Adding to the Giants’ Mythos – the Adelaide First Qualifying Final

As the dust settles on another season, the narratives play out. We see Melbourne with long, wrenching finals droughts continue.  The continuing drama continues at Collingwood.  The start of a Richmond “fairytale” generates its heat amongst their long- suffering supporters. The clubs with an existing mythos continue to build on theirs.  This week, however, saw the publication of an excellent piece by Courtney Walsh in The Australian that outlined the moments where the Giants have gathered a mythos, a story that connects them to the community developing around the club.

When I was reading the piece, I had the shock of recognition when I read this quote from Jonny Patton –

“when I first got up here, we went to a school and there were kids that didn’t even know what AFL was,”

I know, because that was my school.  In 2011, I was teaching at a school west of Liverpool.   The visit only happened because I met Kevin Sheedy at a foundation member event, mentioned I was a teacher. He then told me to give my name to CEO Dave Matthews. Next thing, the club contacted me, saying they had arranged for Patton and Tom Bugg to come to my school.   It was a surprise.  And so they came – they talked in front of a couple of year groups, presented prizes to our AFL representative side, who had won our region’s inaugural inter-school competition.  Indeed, many of the gathered students had no idea who they were, what AFL was.  It struck me at the time the impact that a No. 1 Draft Pick would have in a Victorian school.  But at my school?  Not so much.

After that visit, however, there was more and more recognition of the code amongst the students at the school. As the Giants received more coverage in the media, students would come to me and link the club to the two players who came. Especially to Patton. He was memorable.

Stories like these are important to tell about the emergence of the Giants. Until now, the main narrative that is told is that of the “expansion franchise”, lacking a mythos and a yarn, existing as the villain of the AFL – a club without a heart or a story there to be defeated.   Yet this is a club that has strived to spread the word of the code inside those areas where it was unknown. The players the proselytisers of its worth and qualities. And a great job they have done.  The narrative of the Giants being a “pretend team” is not contradicted all that much – not much point when there’s historically been little sustained Sydney media interest in the progress of the club and it serves Victorian media well when it plays to that narrative for their audiences.   This is why Walsh’s piece stands out.

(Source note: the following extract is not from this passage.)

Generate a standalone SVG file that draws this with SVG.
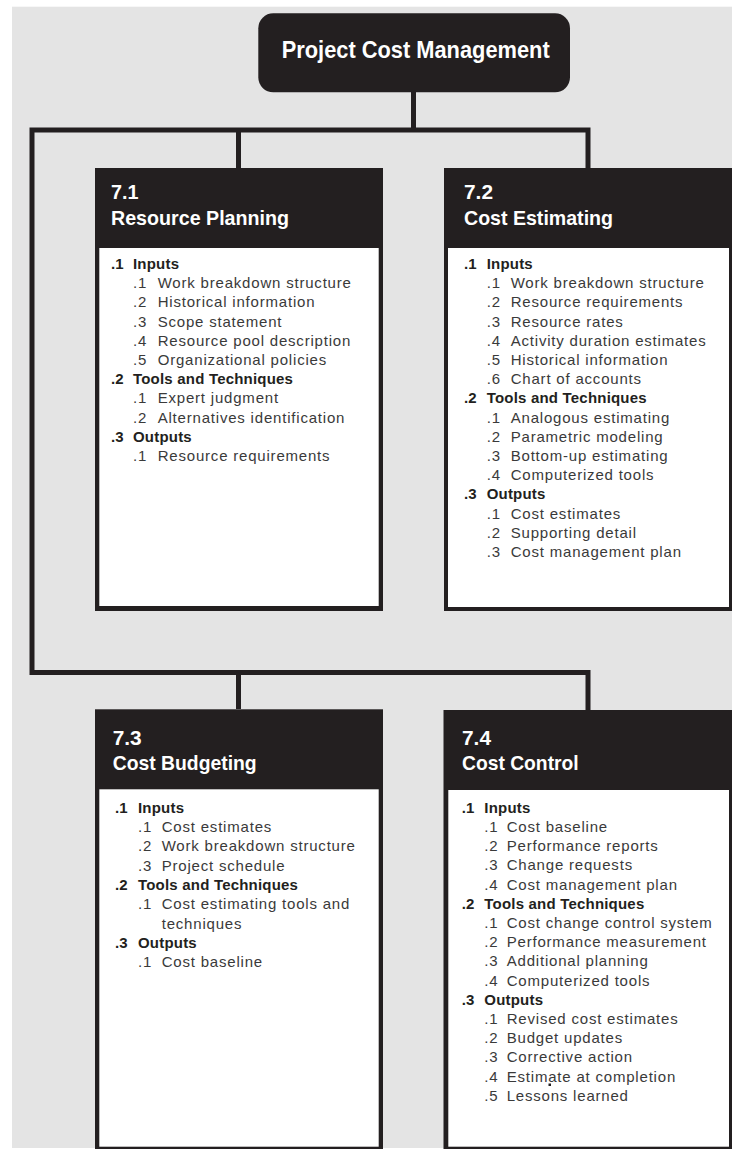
<svg xmlns="http://www.w3.org/2000/svg" width="732" height="1149" viewBox="0 0 732 1149">
  <style>
    .bg { fill: #e4e4e4; }
    .dark { fill: #231f20; }
    .panel { fill: #ffffff; }
    .wire { fill: none; stroke: #231f20; stroke-width: 5; stroke-linejoin: miter; }
    .title { font-family: "Liberation Sans", Arial, sans-serif; font-weight: bold; fill: #ffffff; }
    .t24 { font-size: 24px; }
    .t21 { font-size: 21px; }
    .h { font-family: "Liberation Sans", Arial, sans-serif; font-size: 15px; font-weight: bold; fill: #231f20; letter-spacing: 0.2px; }
    .i { font-family: "Liberation Sans", Arial, sans-serif; font-size: 15px; fill: #3a3a3a; letter-spacing: 0.8px; }
  </style>

  <rect x="0" y="0" width="732" height="1149" fill="#ffffff"/>
  <rect class="bg" x="12" y="6.7" width="720" height="1141.3"/>

  <!-- connectors -->
  <g id="connectors">
    <path class="wire" d="M413.5 92 V130"/>
    <path class="wire" d="M588 168 V130 H32 V672.5 H588 V710"/>
    <path class="wire" d="M238.5 130 V168"/>
    <path class="wire" d="M238.5 672.5 V709"/>
  </g>

  <!-- root -->
  <g id="root">
    <rect class="dark" x="258.3" y="13.3" width="311.7" height="79" rx="15" ry="15"/>
    <text class="title t24" x="281.7" y="58.3" textLength="268" lengthAdjust="spacingAndGlyphs">Project Cost Management</text>
  </g>

  <!-- 7.1 -->
  <g id="resource-planning">
    <rect class="dark" x="95" y="168" width="288" height="443"/>
    <rect class="panel" x="99.3" y="248" width="279.4" height="358"/>
    <text class="title t21" x="111" y="199.3" textLength="27.5" lengthAdjust="spacingAndGlyphs">7.1</text>
    <text class="title t21" x="111" y="225" textLength="178" lengthAdjust="spacingAndGlyphs">Resource Planning</text>
    <text class="h" x="111" y="269">.1</text><text class="h" x="133" y="269">Inputs</text>
    <text class="i" x="133" y="288.2">.1</text><text class="i" x="157.7" y="288.2">Work breakdown structure</text>
    <text class="i" x="133" y="307.4">.2</text><text class="i" x="157.7" y="307.4">Historical information</text>
    <text class="i" x="133" y="326.6">.3</text><text class="i" x="157.7" y="326.6">Scope statement</text>
    <text class="i" x="133" y="345.8">.4</text><text class="i" x="157.7" y="345.8">Resource pool description</text>
    <text class="i" x="133" y="365">.5</text><text class="i" x="157.7" y="365">Organizational policies</text>
    <text class="h" x="111" y="384.2">.2</text><text class="h" x="133" y="384.2">Tools and Techniques</text>
    <text class="i" x="133" y="403.4">.1</text><text class="i" x="157.7" y="403.4">Expert judgment</text>
    <text class="i" x="133" y="422.6">.2</text><text class="i" x="157.7" y="422.6">Alternatives identification</text>
    <text class="h" x="111" y="441.8">.3</text><text class="h" x="133" y="441.8">Outputs</text>
    <text class="i" x="133" y="461">.1</text><text class="i" x="157.7" y="461">Resource requirements</text>
  </g>

  <!-- 7.2 -->
  <g id="cost-estimating">
    <rect class="dark" x="444" y="168" width="290" height="443"/>
    <rect class="panel" x="448" y="248" width="281" height="359"/>
    <text class="title t21" x="464" y="199.3" textLength="29" lengthAdjust="spacingAndGlyphs">7.2</text>
    <text class="title t21" x="464" y="225" textLength="149" lengthAdjust="spacingAndGlyphs">Cost Estimating</text>
    <text class="h" x="464" y="269">.1</text><text class="h" x="486.7" y="269">Inputs</text>
    <text class="i" x="486.7" y="288.2">.1</text><text class="i" x="510.7" y="288.2">Work breakdown structure</text>
    <text class="i" x="486.7" y="307.4">.2</text><text class="i" x="510.7" y="307.4">Resource requirements</text>
    <text class="i" x="486.7" y="326.6">.3</text><text class="i" x="510.7" y="326.6">Resource rates</text>
    <text class="i" x="486.7" y="345.8">.4</text><text class="i" x="510.7" y="345.8">Activity duration estimates</text>
    <text class="i" x="486.7" y="365">.5</text><text class="i" x="510.7" y="365">Historical information</text>
    <text class="i" x="486.7" y="384.2">.6</text><text class="i" x="510.7" y="384.2">Chart of accounts</text>
    <text class="h" x="464" y="403.4">.2</text><text class="h" x="486.7" y="403.4">Tools and Techniques</text>
    <text class="i" x="486.7" y="422.6">.1</text><text class="i" x="510.7" y="422.6">Analogous estimating</text>
    <text class="i" x="486.7" y="441.8">.2</text><text class="i" x="510.7" y="441.8">Parametric modeling</text>
    <text class="i" x="486.7" y="461">.3</text><text class="i" x="510.7" y="461">Bottom-up estimating</text>
    <text class="i" x="486.7" y="480.2">.4</text><text class="i" x="510.7" y="480.2">Computerized tools</text>
    <text class="h" x="464" y="499.4">.3</text><text class="h" x="486.7" y="499.4">Outputs</text>
    <text class="i" x="486.7" y="518.6">.1</text><text class="i" x="510.7" y="518.6">Cost estimates</text>
    <text class="i" x="486.7" y="537.8">.2</text><text class="i" x="510.7" y="537.8">Supporting detail</text>
    <text class="i" x="486.7" y="557">.3</text><text class="i" x="510.7" y="557">Cost management plan</text>
  </g>

  <!-- 7.3 -->
  <g id="cost-budgeting">
    <rect class="dark" x="95" y="709.3" width="288" height="440"/>
    <rect class="panel" x="99.3" y="789.3" width="279.4" height="357.4"/>
    <text class="title t21" x="112.7" y="745" textLength="29" lengthAdjust="spacingAndGlyphs">7.3</text>
    <text class="title t21" x="112.7" y="770" textLength="144" lengthAdjust="spacingAndGlyphs">Cost Budgeting</text>
    <text class="h" x="115" y="812.7">.1</text><text class="h" x="138" y="812.7">Inputs</text>
    <text class="i" x="138" y="832">.1</text><text class="i" x="161.7" y="832">Cost estimates</text>
    <text class="i" x="138" y="851.3">.2</text><text class="i" x="161.7" y="851.3">Work breakdown structure</text>
    <text class="i" x="138" y="870.6">.3</text><text class="i" x="161.7" y="870.6">Project schedule</text>
    <text class="h" x="115" y="889.9">.2</text><text class="h" x="138" y="889.9">Tools and Techniques</text>
    <text class="i" x="138" y="909.2">.1</text><text class="i" x="161.7" y="909.2">Cost estimating tools and</text>
    <text class="i" x="161.7" y="928.5">techniques</text>
    <text class="h" x="115" y="947.8">.3</text><text class="h" x="138" y="947.8">Outputs</text>
    <text class="i" x="138" y="967.1">.1</text><text class="i" x="161.7" y="967.1">Cost baseline</text>
  </g>

  <!-- 7.4 -->
  <g id="cost-control">
    <rect class="dark" x="443.5" y="710" width="290" height="439.3"/>
    <rect class="panel" x="448.3" y="790" width="280.7" height="356.7"/>
    <text class="title t21" x="462" y="745" textLength="29" lengthAdjust="spacingAndGlyphs">7.4</text>
    <text class="title t21" x="462" y="770" textLength="116.7" lengthAdjust="spacingAndGlyphs">Cost Control</text>
    <text class="h" x="461.7" y="812.7">.1</text><text class="h" x="484.3" y="812.7">Inputs</text>
    <text class="i" x="484.3" y="831.9">.1</text><text class="i" x="506.7" y="831.9">Cost baseline</text>
    <text class="i" x="484.3" y="851.1">.2</text><text class="i" x="506.7" y="851.1">Performance reports</text>
    <text class="i" x="484.3" y="870.3">.3</text><text class="i" x="506.7" y="870.3">Change requests</text>
    <text class="i" x="484.3" y="889.5">.4</text><text class="i" x="506.7" y="889.5">Cost management plan</text>
    <text class="h" x="461.7" y="908.7">.2</text><text class="h" x="484.3" y="908.7">Tools and Techniques</text>
    <text class="i" x="484.3" y="927.9">.1</text><text class="i" x="506.7" y="927.9">Cost change control system</text>
    <text class="i" x="484.3" y="947.1">.2</text><text class="i" x="506.7" y="947.1">Performance measurement</text>
    <text class="i" x="484.3" y="966.3">.3</text><text class="i" x="506.7" y="966.3">Additional planning</text>
    <text class="i" x="484.3" y="985.5">.4</text><text class="i" x="506.7" y="985.5">Computerized tools</text>
    <text class="h" x="461.7" y="1004.7">.3</text><text class="h" x="484.3" y="1004.7">Outputs</text>
    <text class="i" x="484.3" y="1023.9">.1</text><text class="i" x="506.7" y="1023.9">Revised cost estimates</text>
    <text class="i" x="484.3" y="1043.1">.2</text><text class="i" x="506.7" y="1043.1">Budget updates</text>
    <text class="i" x="484.3" y="1062.3">.3</text><text class="i" x="506.7" y="1062.3">Corrective action</text>
    <text class="i" x="484.3" y="1081.5">.4</text><text class="i" x="506.7" y="1081.5">Estimate at completion</text>
    <rect class="dark" x="548.5" y="1083.5" width="2.5" height="2.5"/>
    <text class="i" x="484.3" y="1100.7">.5</text><text class="i" x="506.7" y="1100.7">Lessons learned</text>
  </g>
</svg>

One element that also rings true from the Walsh piece is that the story is often told about the gifting of draft picks and top young talent to the Giants, and the success is often represented these days as inevitable. Yet when we see the calamitous situation with the Gold Coast Suns, that is large leap of logic to make.  It was also not inevitable in those very early days when the supposed Blacktown base for the Giants turned out to be an illusion, a shared facility with cricket, forcing the club to be nomads, doing weights at Rooty Hill RSL, training at Gipps Rd oval in Greystanes (where I remember watching a very early training session).   It was worse for the club than the Suns’ famed demountable training centre. At least they were next to their home ground.

That’s why the incredible fortune of finding an HQ site at a golf driving range that had seen better days can be seen as one of the saving moments for the Giants. It’s all very well to recruit young players from around the country, but if they are forced to go on buses around the vast area of western Sydney, instead of trotting to and from the Westpac Centre, why stay at the Giants? And forget about attracting the bigger names from other clubs.  This was pure luck, a fortunate occurrence, especially considering that the Sydney Swans, in contrast, are yet to have found a suitable place for an HQ, 35 years since their move to Sydney.

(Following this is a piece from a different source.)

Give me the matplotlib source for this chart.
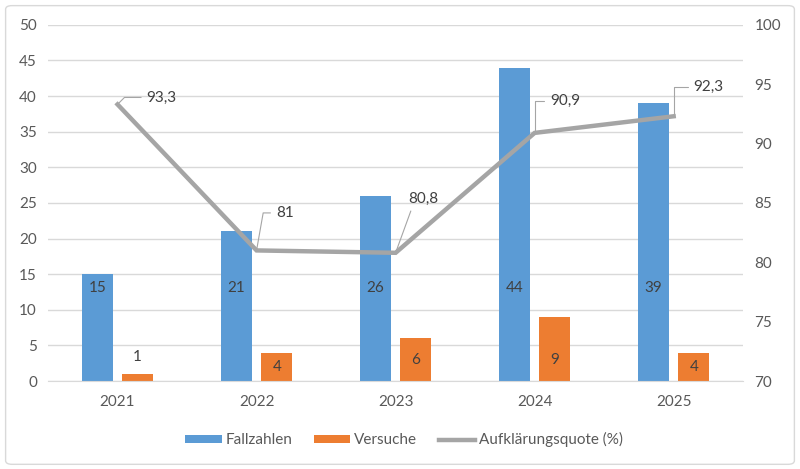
import numpy as np
import matplotlib.pyplot as plt
from matplotlib.patches import FancyBboxPatch

# chart data
years = ["2021", "2022", "2023", "2024", "2025"]
fallzahlen = [15, 21, 26, 44, 39]
versuche = [1, 4, 6, 9, 4]
quote = [93.3, 81.0, 80.8, 90.9, 92.3]
quote_labels = ["93,3", "81", "80,8", "90,9", "92,3"]

plt.rcParams['font.family'] = ['Lato', 'DejaVu Sans']

blue = '#5B9BD5'
orange = '#ED7D31'
gray = '#A5A5A5'
txt = '#595959'
fs = 11

fig = plt.figure(figsize=(8, 4.69), dpi=100)
ax = fig.add_axes([0.06, 0.1876, 0.869, 0.7594])
ax2 = ax.twinx()

x = np.arange(len(years))
w = 0.225
off = 0.145

b1 = ax.bar(x - off, fallzahlen, w, color=blue, label='Fallzahlen', zorder=2)
b2 = ax.bar(x + off, versuche, w, color=orange, label='Versuche', zorder=2)

# data labels on bars
for xi, v in zip(x, fallzahlen):
    ax.text(xi - off, 13, str(v), ha='center', va='center', fontsize=fs, color='#404040', zorder=3)
for xi, v in zip(x, versuche):
    if v < 2:
        y = v + 2.4
    else:
        y = min(v / 2, 3)
    ax.text(xi + off, y, str(v), ha='center', va='center', fontsize=fs, color='#404040', zorder=3)

ax.set_ylim(0, 50)
ax.set_yticks(np.arange(0, 51, 5))
ax.set_xlim(-0.5, len(years) - 0.5)
ax.set_xticks(x)
ax.set_xticklabels(years)
ax.yaxis.grid(True, color='#D9D9D9', lw=1)
ax.set_axisbelow(True)

ln, = ax2.plot(x, quote, color=gray, lw=3.2, label='Aufklärungsquote (%)', zorder=4,
               solid_joinstyle='miter')
ax2.set_ylim(70, 100)
ax2.set_yticks(np.arange(70, 101, 5))

# callout labels for the line
offsets = [(21, 5), (14, 27), (9, 39), (11, 23), (14, 21)]
angles = [45, 80, 70, 90, 90]
for xi, q, lab, (dx, dy), ang in zip(x, quote, quote_labels, offsets, angles):
    ax2.annotate(lab, xy=(xi, q), xytext=(dx, dy), textcoords='offset points',
                 ha='left', va='center', fontsize=fs, color='#404040',
                 arrowprops=dict(arrowstyle='-', color=gray, lw=0.8, shrinkA=2, shrinkB=0,
                                 connectionstyle='angle,angleA=0,angleB=%d,rad=0' % ang))

for a in (ax, ax2):
    for s in a.spines.values():
        s.set_visible(False)
    a.tick_params(length=0, labelsize=fs, colors=txt, pad=8)
ax.spines['bottom'].set_visible(True)
ax.spines['bottom'].set_color('#D9D9D9')
ax.tick_params(axis='x', pad=10)

fig.legend(handles=[b1, b2, ln], loc='center', bbox_to_anchor=(0.505, 0.062), ncol=3,
           frameon=False, fontsize=fs, handlelength=2.4, handleheight=0.5,
           columnspacing=1.4, handletextpad=0.25, labelcolor=txt)

border = FancyBboxPatch((0.007, 0.01), 0.986, 0.978, boxstyle='round,pad=0,rounding_size=0.008',
                        transform=fig.transFigure, fill=False, ec='#D9D9D9', lw=1)
fig.patches.append(border)

fig.savefig('out.png', dpi=100)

These are the moments where a club mythos is born. Of the Not Knowing. Of education.  Of pioneering into new territory. Of a nomadic club searching for a home, both physical and spiritual. Of a set of supporters slowly swirling together to form a critical mass to get behind a club.

On Thursday night, another chapter of that mythos will be born.  There can’t be many Giants supporters at the ground – if we have a job in Sydney, getting two days off on short notice is difficult, travelling expensive.  The people who are going are showing the kind of support that we usually see attached to the bigger, older clubs.  The rest of us will need to gather behind televisions, hoping against all data and history that the team can overcome the odds. That is also why the story is bigger than whether Stevie J can get another nostalgia-driven tilt at a final series. The Giants need to show grit and force of a type we saw in their Perth game against West Coast. And whether it’s a win or a loss, the first interstate final will be something to place in the emerging history of an emerging club.